During Abercrombie's final years, he seemed to favour guitars made by Brian Moore. At first Abercrombie used a Brian Moore model DC1P. The body shape was similar to a Les Paul, however it had Moore's unique headstock, which has two strings on the top and four strings on the bottom.



Brian Moore -
John Abercrombie DC19.13USB
Many later photos show Abercrombie playing his own signature Brian Moore model DC1P.13USB John Abercrombie signature model. This guitar has a beautiful semi-hollow spruce top, mahogany back, and side, twin Seymour Duncan pickups, a unique 7 way switching system, Moore's back loading input system, and two very unusual F holes.

The guitars headstock has Moore's 2 on the bottom, four on the top tuning machine arrangement.

Acoustic Amp



Young John Abercrombie started out playing through amps made by Fender, Mesa Boogie, and the now defunct Acoustic Company.







Polytone Mini Brut



Later in life he preferred jazz style amplifiers like the Polytone Mini Brut.

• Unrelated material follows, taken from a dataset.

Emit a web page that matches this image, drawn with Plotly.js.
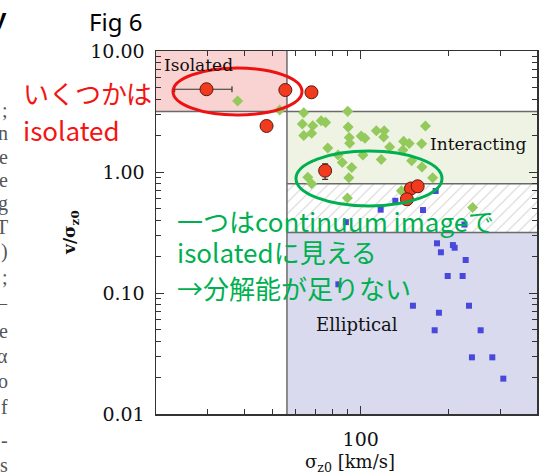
<!DOCTYPE html>
<html>
<head>
<meta charset="utf-8">
<script src="https://cdn.plot.ly/plotly-3.0.1.min.js"></script>
<style>
  html, body { margin: 0; padding: 0; background: #ffffff; }
  #chart { width: 542px; height: 476px; }
</style>
</head>
<body>
<div id="chart"></div>
<script>
// ---------------- data ----------------
// axis extents
const sigmaRange = [20, 400];
const vRange = [0.01, 10];
// classification thresholds
const sigmaCut = 56;
const vIsolated = 3.16;
const vInteracting = 0.8;
const vElliptical = 0.316;

// Interacting sample (green diamonds)
const diamondSigma = [38.0, 52.9, 63.9, 90.3, 63.2, 68.6, 73.3, 75.9, 63.9, 68.0,
  90.6, 91.4, 91.7, 100.4, 103.4, 113.1, 120.3, 119.8, 166.4, 125.6,
  140.2, 146.4, 161.5, 139.4, 77.2, 83.7, 101.8, 117.5, 86.5, 93.2,
  91.1, 66.0, 68.0, 149.3, 161.9, 176.1, 90.1, 137.7, 241.1];
const diamondV = [3.86, 3.25, 3.09, 3.17, 2.49, 2.41, 2.65, 2.57, 2.00, 2.09,
  2.35, 1.93, 1.73, 1.98, 1.90, 2.19, 2.19, 1.95, 2.40, 1.61,
  1.79, 1.72, 1.71, 1.52, 1.58, 1.38, 1.38, 1.27, 1.20, 1.09,
  0.896, 0.904, 0.80, 1.24, 1.10, 0.896, 0.61, 0.70, 0.509];

// Elliptical sample (blue squares)
const squareSigma = [182.2, 187.9, 206.5, 209.3, 228.3, 198.2, 222.9, 83.9, 150.8, 234.3,
  185.0, 178.9, 256.8, 239.8, 281.5, 306.9, 226.1, 89.0, 117.0, 131.3, 163.2, 180.3];
const squareV = [0.2575, 0.217, 0.249, 0.2367, 0.1874, 0.1382, 0.1382, 0.118, 0.0785, 0.0785,
  0.0687, 0.0492, 0.0492, 0.0294, 0.0294, 0.0196, 0.368, 0.385, 0.488, 0.578, 0.485, 0.697];

// Observed objects (red circles)
const circleSigma = [29.75, 55.3, 67.9, 47.7, 75.6, 148.5, 156.5, 143.8];
const circleV = [4.83, 4.76, 4.56, 2.40, 1.025, 0.731, 0.762, 0.595];
const circleSigmaErr = [6.6, null, null, null, null, null, null, null];
const circleVErrPlus = [null, null, null, null, 0.14, null, null, null];
const circleVErrMinus = [null, null, null, null, 0.155, null, null, null];

// tick labels
const yTickVals = [0.01, 0.1, 1, 10];
const yTickText = ['0.01', '0.10', '1.00', '10.00'];
const xTickVals = [100];
const xTickText = ['100'];
const xMinorVals = [30, 40, 50, 60, 70, 80, 90, 200, 300];
const yMinorVals = [0.02,0.03,0.04,0.05,0.06,0.07,0.08,0.09,
                    0.2,0.3,0.4,0.5,0.6,0.7,0.8,0.9,
                    2,3,4,5,6,7,8,9];

// ---------------- geometry helpers ----------------
function rect(x0, x1, y0, y1) {
  return { x: [x0, x1, x1, x0, x0], y: [y0, y0, y1, y1, y0] };
}
const rIso = rect(sigmaRange[0], sigmaCut, vIsolated, vRange[1]);
const rInt = rect(sigmaCut, sigmaRange[1], vInteracting, vIsolated);
const rHat = rect(sigmaCut, sigmaRange[1], vElliptical, vInteracting);
const rEll = rect(sigmaCut, sigmaRange[1], vRange[0], vElliptical);

const serif = 'DejaVu Serif, Liberation Serif, serif';
const jp = 'Noto Sans CJK JP, Noto Sans, sans-serif';

const traces = [
  { type: 'scatter', mode: 'lines', x: rIso.x, y: rIso.y, fill: 'toself',
    fillcolor: '#f9d2d2', line: { width: 0 }, hoverinfo: 'skip', showlegend: false },
  { type: 'scatter', mode: 'lines', x: rInt.x, y: rInt.y, fill: 'toself',
    fillcolor: '#eff3e3', line: { width: 0 }, hoverinfo: 'skip', showlegend: false },
  { type: 'scatter', mode: 'lines', x: rHat.x, y: rHat.y, fill: 'toself',
    fillcolor: '#ffffff',
    fillpattern: { shape: '/', fgcolor: '#d2d2d2', bgcolor: '#ffffff', size: 8, solidity: 0.12 },
    line: { width: 0 }, hoverinfo: 'skip', showlegend: false },
  { type: 'scatter', mode: 'lines', x: rEll.x, y: rEll.y, fill: 'toself',
    fillcolor: '#d9daee', line: { width: 0 }, hoverinfo: 'skip', showlegend: false },
  // boundary lines
  { type: 'scatter', mode: 'lines',
    x: [sigmaRange[0], sigmaRange[1], null, sigmaCut, sigmaCut, null,
        sigmaCut, sigmaRange[1], null, sigmaCut, sigmaRange[1]],
    y: [vIsolated, vIsolated, null, vRange[0], vRange[1], null,
        vInteracting, vInteracting, null, vElliptical, vElliptical],
    line: { color: '#6a6a6a', width: 1.5 }, hoverinfo: 'skip', showlegend: false },
  { type: 'scatter', mode: 'markers', x: diamondSigma, y: diamondV,
    marker: { symbol: 'diamond', size: 8.5, color: '#94c95c' }, showlegend: false },
  { type: 'scatter', mode: 'markers', x: squareSigma, y: squareV,
    marker: { symbol: 'square', size: 6, color: '#4848dc' }, showlegend: false },
  { type: 'scatter', mode: 'markers', x: circleSigma, y: circleV,
    error_x: { type: 'data', array: circleSigmaErr, color: '#333333', thickness: 1.2, width: 3 },
    error_y: { type: 'data', symmetric: false, array: circleVErrPlus, arrayminus: circleVErrMinus,
               color: '#333333', thickness: 1.2, width: 3 },
    marker: { symbol: 'circle', size: 13, color: '#f23a1e', line: { color: '#5a1a0c', width: 1 } },
    showlegend: false }
];

// pixel -> paper helpers for free-floating slide annotations
const L = 156, R = 537, T = 51, B = 414;
const px = (x) => (x - L) / (R - L);
const py = (y) => (B - y) / (B - T);

const edgeChars = [[';', 110], ['n', 133], ['e', 157], ['e', 180], ['g', 203], ['T', 227],
  [')', 252], [';', 277], ['–', 303], ['e', 331], ['α', 356], ['o', 381], ['f', 407], ['-', 440], ['s', 465]];

const annotations = [
  { text: 'Isolated', x: px(162), y: py(65), xref: 'paper', yref: 'paper', xanchor: 'left', yanchor: 'middle',
    showarrow: false, font: { family: serif, size: 17, color: '#111' } },
  { text: 'Interacting', x: px(428), y: py(144), xref: 'paper', yref: 'paper', xanchor: 'left', yanchor: 'middle',
    showarrow: false, font: { family: serif, size: 17, color: '#111' } },
  { text: 'Elliptical', x: px(314), y: py(324), xref: 'paper', yref: 'paper', xanchor: 'left', yanchor: 'middle',
    showarrow: false, font: { family: serif, size: 18, color: '#111' } },
  { text: '<b>v/σ<sub>z0</sub></b>', x: px(71), y: py(233), xref: 'paper', yref: 'paper', textangle: -90,
    xanchor: 'center', yanchor: 'middle', showarrow: false, font: { family: serif, size: 17, color: '#111' } },
  { text: 'σ<sub>z0</sub> [km/s]', x: px(350), y: py(463), xref: 'paper', yref: 'paper',
    xanchor: 'center', yanchor: 'middle', showarrow: false, font: { family: serif, size: 18, color: '#111' } },
  { text: 'Fig 6', x: px(87), y: py(21), xref: 'paper', yref: 'paper', xanchor: 'left', yanchor: 'middle',
    showarrow: false, font: { family: 'Noto Sans, sans-serif', size: 24, color: '#000' } },
  { text: 'いくつかは', x: px(21), y: py(93), xref: 'paper', yref: 'paper', xanchor: 'left', yanchor: 'middle',
    showarrow: false, font: { family: jp, size: 26, color: '#f51414' } },
  { text: 'isolated', x: px(21), y: py(129), xref: 'paper', yref: 'paper', xanchor: 'left', yanchor: 'middle',
    showarrow: false, font: { family: jp, size: 26, color: '#f51414' } },
  { text: '一つはcontinuum imageで', x: px(175), y: py(221), xref: 'paper', yref: 'paper', xanchor: 'left', yanchor: 'middle',
    showarrow: false, font: { family: jp, size: 26, color: '#00b050' } },
  { text: 'isolatedに見える', x: px(175), y: py(252), xref: 'paper', yref: 'paper', xanchor: 'left', yanchor: 'middle',
    showarrow: false, font: { family: jp, size: 26, color: '#00b050' } },
  { text: '→分解能が足りない', x: px(175), y: py(287), xref: 'paper', yref: 'paper', xanchor: 'left', yanchor: 'middle',
    showarrow: false, font: { family: jp, size: 26, color: '#00b050' } },
  { text: '<b>y</b>', x: px(9), y: py(18), xref: 'paper', yref: 'paper', xanchor: 'right', yanchor: 'middle',
    showarrow: false, font: { family: 'Liberation Sans, sans-serif', size: 26, color: '#000' } }
];
edgeChars.forEach(([c, y]) => {
  annotations.push({ text: c, x: px(10), y: py(y), xref: 'paper', yref: 'paper', xanchor: 'right', yanchor: 'middle',
    showarrow: false, font: { family: 'Liberation Serif, serif', size: 20, color: '#555' } });
});

const layout = {
  width: 542, height: 476,
  margin: { l: L, r: 542 - R, t: T, b: 476 - B, pad: 0 },
  paper_bgcolor: '#ffffff', plot_bgcolor: '#ffffff',
  showlegend: false,
  xaxis: {
    type: 'log', range: [Math.log10(sigmaRange[0]), Math.log10(sigmaRange[1])],
    tickmode: 'array', tickvals: xTickVals, ticktext: xTickText,
    ticks: 'inside', ticklen: 8, tickwidth: 1, tickcolor: '#333',
    minor: { tickmode: 'array', tickvals: xMinorVals, ticks: 'inside', ticklen: 5, tickwidth: 1, tickcolor: '#333', showgrid: false },
    showline: true, linecolor: '#333', linewidth: 1.5, mirror: 'ticks',
    showgrid: false, zeroline: false, ticklabelstandoff: 8,
    tickfont: { family: serif, size: 19, color: '#111' }
  },
  yaxis: {
    type: 'log', range: [Math.log10(vRange[0]), Math.log10(vRange[1])],
    tickmode: 'array', tickvals: yTickVals, ticktext: yTickText,
    ticks: 'inside', ticklen: 8, tickwidth: 1, tickcolor: '#333',
    minor: { tickmode: 'array', tickvals: yMinorVals, ticks: 'inside', ticklen: 5, tickwidth: 1, tickcolor: '#333', showgrid: false },
    showline: true, linecolor: '#333', linewidth: 1.5, mirror: 'ticks',
    showgrid: false, zeroline: false, ticklabelstandoff: 6,
    tickfont: { family: serif, size: 19, color: '#111' }
  },
  shapes: [
    { type: 'circle', xref: 'paper', yref: 'paper', layer: 'above',
      x0: px(173), x1: px(302), y0: py(115), y1: py(68),
      line: { color: '#ee1111', width: 3 } },
    { type: 'circle', xref: 'paper', yref: 'paper', layer: 'above',
      x0: px(296), x1: px(442), y0: py(206), y1: py(151),
      line: { color: '#00b050', width: 3 } }
  ],
  annotations: annotations
};

Plotly.newPlot('chart', traces, layout, { displayModeBar: false, staticPlot: true });
</script>
</body>
</html>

Walter Woods Electracoustic

He also owned a Walter Woods amplifier. This was one of the earliest models of transistor amplifiers, and it was made for bass players.

Walter Woods amplifiers were class D, and had a very high output, from 120 to 1200 watts, which aided to project the bass signal. Despite the output, the amp itself was in a fairly small package. It needed to be paired to a separate speaker cab.

There are some videos of Abercrombie playing through a Carr Viceroy amplifier.

On the road Abercrombie preferred Roland Jazz Chorus amplifiers; either a JC-120 or a JC-77. He did not carry these with him, but in his contract rider, the club or facility where he was playing was required to rent one of these amplifiers.